As architects, we need to know how to defend our projects and ideas, making knowledge of rhetoric an essential part of the profession. TED speakers know how to construct an engaging argument within a relatively short amount of time, making them both entertaining and educational to watch. The wide variety of topics on offer will also undoubtedly help to build that wide knowledge base which is crucial to architectural practice.

4. Physical Activity

Consistent physical activity has been proven to reduce stress, something that most architects have an excess amount of. Not only will it improve your workflow, it will also serve as a productive break when you need some time away from the drawing board (or computer screen), as studies have shown that walking actually improves creativity. It’s important to maintain a healthy work-life balance in an industry that often demands long hours, especially when many of those hours are spent craned over a laptop with bad posture in an uncomfortable chair. A healthy body will make that time more pleasant and you will feel less fatigued by the end of it.

5. Taking Stuff Apart

When we experience stress, frustration and disappointment, many of us feel a primal urge to destroy the objects of resentment that surround us: that good-for-nothing laptop that’s slowing down your work process, or that annoying flickering light bulb that’s giving you a headache.

6. Painting and

Photography

In the process of painting or capturing and editing a photograph, there are three fundamental elements to keep in mind: color, light and composition.
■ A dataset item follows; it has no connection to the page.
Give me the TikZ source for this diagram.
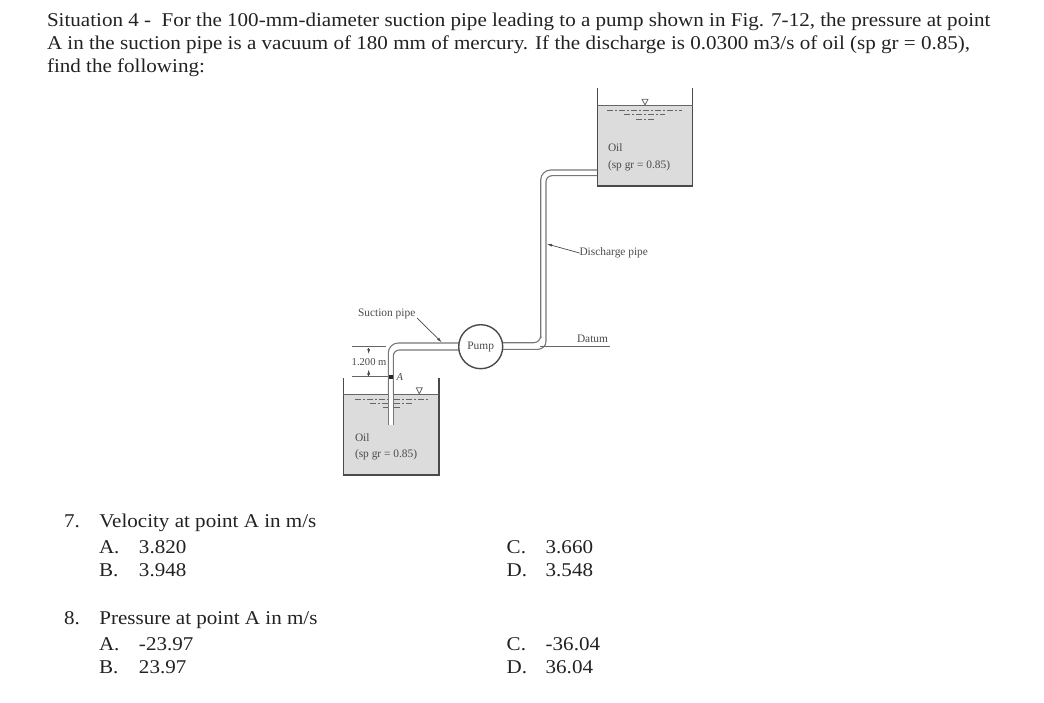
\documentclass[tikz,border=0pt]{standalone}
\usepackage{fontspec}
\setmainfont{Liberation Serif}
\newfontfamily\bodyf[FakeStretch=1.08]{Liberation Serif}
\definecolor{ink}{HTML}{222222}
\definecolor{fig}{HTML}{4A4A4A}
\definecolor{oil}{HTML}{DCDCDC}
\newcommand{\optA}[2]{\makebox[40pt][l]{#1}#2}
\newcommand{\optC}[2]{\makebox[39pt][l]{#1}#2}
\tikzset{
 x=1pt,y=-1pt,
 body/.style={anchor=base west,inner sep=0pt,outer sep=0pt,text=ink,font=\fontsize{19.5}{22}\selectfont\bodyf},
 figt/.style={inner sep=0pt,outer sep=0pt,text=fig,font=\fontsize{11.4}{12}\selectfont},
 wall/.style={draw=fig,line width=1.5pt},
 pipe/.style={draw=fig!75,line width=1.1pt},
 thin1/.style={draw=fig!85,line width=.8pt},
 ripple/.style={draw=fig!85,line width=.9pt,dash pattern=on 6pt off 2pt on 2pt off 2pt},
 lead/.style={draw=fig,line width=.7pt,-{Latex[length=5pt,width=3pt]}},
}
\usetikzlibrary{arrows.meta}
\begin{document}
\begin{tikzpicture}
\useasboundingbox (0,0) rectangle (1044,703);
\node[body] (t1) at (47,27) {Situation 4 -\ \ For the 100-mm-diameter suction pipe leading to a pump shown in Fig. 7-12, the pressure at point};
\node[body] (t2) at (47,50) {A in the suction pipe is a vacuum of 180 mm of mercury. If the discharge is 0.0300 m3/s of oil (sp gr = 0.85),};
\node[body] (t3) at (47,73) {find the following:};
% upper tank
\fill[oil] (597,105) rectangle (692.5,186);
\draw[wall] (597.3,88) -- (597.3,186) -- (692.7,186) -- (692.7,88);
\draw[thin1] (597,105) -- (692.5,105);
\draw[thin1] (645,105) -- (642,99.3) -- (648,99.3) -- cycle;
\draw[ripple] (607,110) -- (682,110);
\draw[ripple] (624,114.3) -- (665,114.3);
\draw[ripple] (636,119) -- (654,119);
\node[figt,anchor=west] (oil1) at (608,148) {Oil};
\node[figt,anchor=west] (sp1) at (608,165.7) {(sp gr = 0.85)};
% discharge pipe
\draw[pipe,rounded corners=10pt] (597,170) -- (540.7,170) -- (540.7,338);
\draw[pipe,rounded corners=6pt] (597,175.7) -- (546,175.7) -- (546,340);
\draw[pipe,rounded corners=7pt] (540.7,338) -- (540.7,342.7) -- (503,342.7);
\draw[pipe,rounded corners=8pt] (546,340) -- (546,349.3) -- (503,349.3);
\draw[thin1] (540,346.3) -- (610,346.3);
% suction pipe
\draw[pipe,rounded corners=10pt] (459,343) -- (388.3,343) -- (388.3,425);
\draw[pipe,rounded corners=6pt] (459,350) -- (393.3,350) -- (393.3,425);
% pump
\node[circle,draw=fig,line width=1.4pt,minimum size=44pt,inner sep=0pt,fill=white,text=fig,font=\fontsize{11.4}{12}\selectfont] (pump) at (480.7,346.7) {Pump};
% lower tank
\fill[oil] (343.3,394.3) rectangle (439,475);
\fill[white] (388.3,394.3) rectangle (393.3,425);
\draw[pipe] (388.3,394) -- (388.3,425);
\draw[pipe] (393.3,394) -- (393.3,425);
\draw[wall] (343.3,378) -- (343.3,475) -- (439,475) -- (439,378);
\draw[thin1] (343.3,394.3) -- (388.3,394.3);
\draw[thin1] (393.3,394.3) -- (439,394.3);
\draw[thin1] (419.3,394) -- (416.3,387.7) -- (422.3,387.7) -- cycle;
\draw[ripple] (355,399.3) -- (388,399.3);
\draw[ripple] (394,399.3) -- (428,399.3);
\draw[ripple] (370,403.3) -- (388,403.3);
\draw[ripple] (394,403.3) -- (412,403.3);
\draw[ripple] (383,407.3) -- (388,407.3);
\draw[ripple] (394,407.3) -- (400,407.3);
\node[figt,anchor=west] (oil2) at (355,437.7) {Oil};
\node[figt,anchor=west] (sp2) at (355,455) {(sp gr = 0.85)};
% dimension
\coordinate (d1a) at (351.7,346.7); \coordinate (d1b) at (386,346.7);
\coordinate (d2a) at (351.7,376.7); \coordinate (d2b) at (388,376.7);
\draw[thin1] (d1a) -- (d1b);
\draw[thin1] (d2a) -- (d2b);
\node[figt,anchor=west,font=\fontsize{10.6}{11}\selectfont] (dim) at (351.7,361.7) {1.200 m};
\coordinate (ar1a) at (368.7,347.5); \coordinate (ar1b) at (368.7,354);
\coordinate (ar2a) at (368.7,376); \coordinate (ar2b) at (368.7,369.5);
\draw[lead,line width=.5pt] (ar1a) -- (ar1b);
\draw[lead,line width=.5pt] (ar2a) -- (ar2b);
\fill[black!85] (389,375) rectangle (393.3,379.3);
\node[figt,anchor=west,font=\fontsize{10.5}{11}\selectfont\itshape] (ptA) at (396.7,377) {A};
% labels
\node[figt,anchor=west] (suct) at (358,314.3) {Suction pipe};
\coordinate (s1) at (417,318); \coordinate (s2) at (441.7,342.3);
\draw[lead] (s1) -- (s2);
\node[figt,anchor=west] (dis) at (579.5,253) {Discharge pipe};
\coordinate (d0) at (547,244);
\draw[lead] (dis.west) -- (d0);
\node[figt,anchor=west] (dat) at (577,339) {Datum};
% questions
\node[body] (q7) at (64,527.5) {\makebox[35.3pt][l]{7.}Velocity at point A in m/s};
\node[body] (a7) at (99,553.3) {\optA{A.}{3.820}};
\node[body] (b7) at (99,576) {\optA{B.}{3.948}};
\node[body] (c7) at (506.7,553.3) {\optC{C.}{3.660}};
\node[body] (d7) at (506.7,576) {\optC{D.}{3.548}};
\node[body] (q8) at (64,624.5) {\makebox[35.3pt][l]{8.}Pressure at point A in m/s};
\node[body] (a8) at (99,650) {\optA{A.}{-23.97}};
\node[body] (b8) at (99,673.3) {\optA{B.}{23.97}};
\node[body] (c8) at (506.7,650) {\optC{C.}{-36.04}};
\node[body] (d8) at (506.7,673.3) {\optC{D.}{36.04}};
\end{tikzpicture}
\end{document}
Unsurprisingly, these elements are just as crucial when it comes to architecture. Being experienced with these components within another context can give you an edge and an alternative way to approach the design process. In addition to this, you will be far more acquainted with the details of your surroundings. By taking the time to paint or compose a particular photograph, one observes features with more care than if one were just to look at them.

7. Living in Nature

Living in nature, temporarily or otherwise, is one of the most certain ways of falling in love with and fully appreciating our natural world. The large-scale impact that comes with being an architect means that we play an enormous role in conserving and sustaining our environment—a huge and unavoidable responsibility given the current situation of our planet.

8. Travelling on a Budget

In our modern world, being a tourist has become such a popular pastime that the purest forms of cultural exposure are being compromised.

Travelling on a budget, however, can give you that extra push to get to know locals and their cultures while looking for a place to stay or learning about the history of a place. By travelling you build a personal relationship with a range of contexts, gaining a deeper understanding for the individual qualities of different locations.